Importance of State Machines

• All computer systems operate as state machines, involving states of registers and memory.
• Transitions between states reflect the program's operations leading from initial to final states.
• A programming language defines permissible operations, shaping the state machine.

Applications of State Machines

• Useful when abstracting irrelevant details reduces complexity to a manageable number of states.
• Employed in model checking to explore every possibility in system behavior.
• An essential tool for designing communication protocols and managing complex distributed algorithms.

Modeling Foundations

• State machines form the basis for advanced modeling techniques like Z, CSP, and Temporal Logic.
• There's no universal notation for state machines, with concepts broadly agreed upon but varying rigor based on specific scenarios.

Components of a State Machine

• States: Snapshot of system conditions, including variable values and execution locations.
• Actions: Events that trigger transitions between states.
• A complete definition specifies the possible states, initial states, actions, and transition behaviors.

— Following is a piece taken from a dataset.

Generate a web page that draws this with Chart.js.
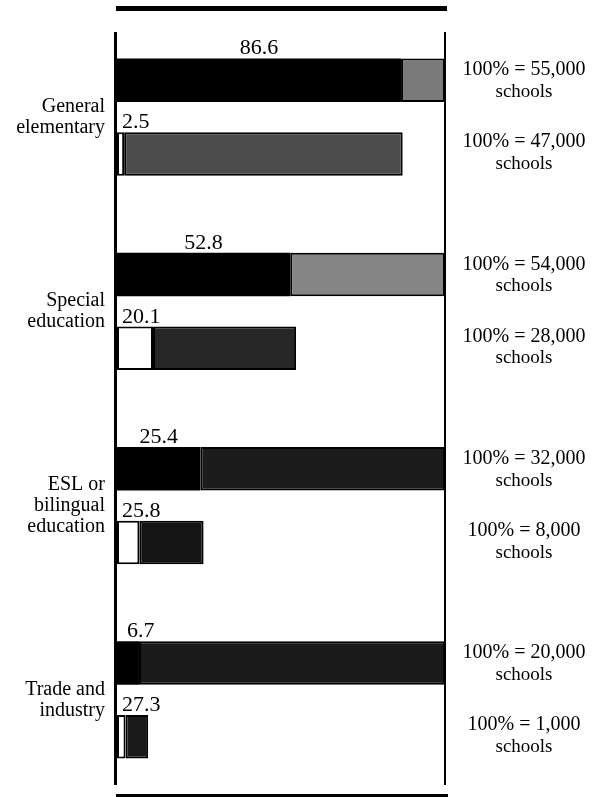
<!DOCTYPE html>
<html>
<head>
<meta charset="utf-8">
<script src="https://cdn.jsdelivr.net/npm/chart.js@4/dist/chart.umd.min.js"></script>
<style>
  html, body { margin: 0; padding: 0; background: #ffffff; }
  #wrap { width: 593px; height: 797px; }
</style>
</head>
<body>
<div id="wrap"><canvas id="c" width="593" height="797"></canvas></div>
<script>
// ---- data ----
const categories = [
  ['General', 'elementary'],
  ['Special', 'education'],
  ['ESL or', 'bilingual', 'education'],
  ['Trade and', 'industry']
];
// top bar: black share (% of all schools offering the program)
const topBlackPct = [86.6, 52.8, 25.4, 6.7];
// bottom bar: white share (% of the subset)
const bottomWhitePct = [2.5, 20.1, 25.8, 27.3];
// length of bottom bar, in % of the top bar
const bottomBarLength = [87.1, 54.6, 26.4, 9.5];
// "100% =" totals
const topSchools = ['55,000', '54,000', '32,000', '20,000'];
const bottomSchools = ['47,000', '28,000', '8,000', '1,000'];

// ---- styles ----
const topRestColors = ['#7a7a7a', '#858585', '#1c1c1c', '#1a1a1a'];
const bottomRestColors = ['#4c4c4c', '#262626', '#141414', '#1a1a1a'];
const SERIF = '"Liberation Serif", "DejaVu Serif", serif';

const topRest = topBlackPct.map(v => 100 - v);
const bottomWhite = bottomBarLength.map((L, i) => L * bottomWhitePct[i] / 100);
const bottomRest = bottomBarLength.map((L, i) => L - bottomWhite[i]);

const labelPlugin = {
  id: 'labels',
  afterDraw(chart) {
    const ctx = chart.ctx;
    const ca = chart.chartArea;
    const yScale = chart.scales.y;
    ctx.save();
    // rules and frame lines
    ctx.fillStyle = '#000';
    ctx.fillRect(ca.left - 1, 6, ca.right - ca.left + 3, 5);
    ctx.fillRect(ca.left - 1, 794, ca.right - ca.left + 4, 3);
    ctx.fillRect(ca.left - 3, 32, 3, 753);
    ctx.fillRect(ca.right - 1, 32, 2, 753);

    const mTopBlack = chart.getDatasetMeta(0).data;
    const mBotWhite = chart.getDatasetMeta(2).data;
    ctx.fillStyle = '#000';
    for (let i = 0; i < categories.length; i++) {
      // category label
      const cy = yScale.getPixelForValue(i);
      const lines = categories[i];
      ctx.font = '20px ' + SERIF;
      ctx.textAlign = 'right';
      ctx.textBaseline = 'middle';
      const pitch = 21;
      lines.forEach((t, k) => {
        ctx.fillText(t, 105, cy + (k - (lines.length - 1) / 2) * pitch);
      });

      // top bar value label
      const tb = mTopBlack[i].getProps(['x', 'y', 'base', 'height'], true);
      ctx.font = '22px ' + SERIF;
      const tTxt = topBlackPct[i].toFixed(1);
      const tw = ctx.measureText(tTxt).width;
      let tl = (tb.base + tb.x) / 2 - tw / 2;
      tl = Math.max(tl, ca.left + 10);
      ctx.textAlign = 'left';
      ctx.textBaseline = 'alphabetic';
      ctx.fillText(tTxt, tl, tb.y - tb.height / 2 - 4);

      // bottom bar value label
      const bb = mBotWhite[i].getProps(['x', 'y', 'base', 'height'], true);
      ctx.fillText(bottomWhitePct[i].toFixed(1), ca.left + 5, bb.y - bb.height / 2 - 4);

      // right-hand totals
      ctx.textAlign = 'center';
      ctx.textBaseline = 'middle';
      ctx.font = '20px ' + SERIF;
      ctx.fillText('100% = ' + topSchools[i], 524, tb.y - 10);
      ctx.font = '19px ' + SERIF;
      ctx.fillText('schools', 524, tb.y + 12);
      ctx.font = '20px ' + SERIF;
      ctx.fillText('100% = ' + bottomSchools[i], 524, bb.y - 12);
      ctx.font = '19px ' + SERIF;
      ctx.fillText('schools', 524, bb.y + 10);
    }
    ctx.restore();
  }
};

new Chart(document.getElementById('c'), {
  type: 'bar',
  data: {
    labels: categories.map(c => c.join(' ')),
    datasets: [
      { label: 'top share', data: topBlackPct, stack: 'top',
        backgroundColor: '#000', borderColor: '#000', borderWidth: 0, borderSkipped: false },
      { label: 'top rest', data: topRest, stack: 'top',
        backgroundColor: topRestColors, borderColor: '#000', borderWidth: 2, borderSkipped: false },
      { label: 'subset share', data: bottomWhite, stack: 'bottom',
        backgroundColor: '#fff', borderColor: '#000', borderWidth: 2, borderSkipped: false },
      { label: 'subset rest', data: bottomRest, stack: 'bottom',
        backgroundColor: bottomRestColors, borderColor: '#000', borderWidth: 2, borderSkipped: false }
    ]
  },
  options: {
    indexAxis: 'y',
    responsive: false,
    animation: false,
    events: [],
    categoryPercentage: 0.76,
    barPercentage: 0.59,
    layout: { padding: { left: 117, right: 148, top: 20, bottom: 0 } },
    scales: {
      x: { stacked: true, min: 0, max: 100, display: false },
      y: { stacked: true, display: false }
    },
    plugins: { legend: { display: false }, tooltip: { enabled: false } }
  },
  plugins: [labelPlugin]
});
</script>
</body>
</html>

Simple State Machine Examples

• A very basic state machine can consist of a single state, such as {stop}, with no actions associated.
• More dynamic examples can include states like {alarm} with actions such as {beep}.

Advanced State Machine Characteristics

• A more complex state machine may include multiple states like {off, idle, moving, crashed} with various actions.
• Non-determinism arises when a single action can lead to multiple outcomes or transitions from the same state.
• Machines can exhibit potentially infinite steps due to non-deterministic transitions.

Formal Definition

• A state machine is formally defined as a 4-tuple (S, A, I, T) where:
  • S represents the set of possible states.
  • A is the set of actions that can induce state transitions.
  • I denotes the set of initial states from which the machine can begin.
  • T defines the transition relation indicating how states change in response to actions.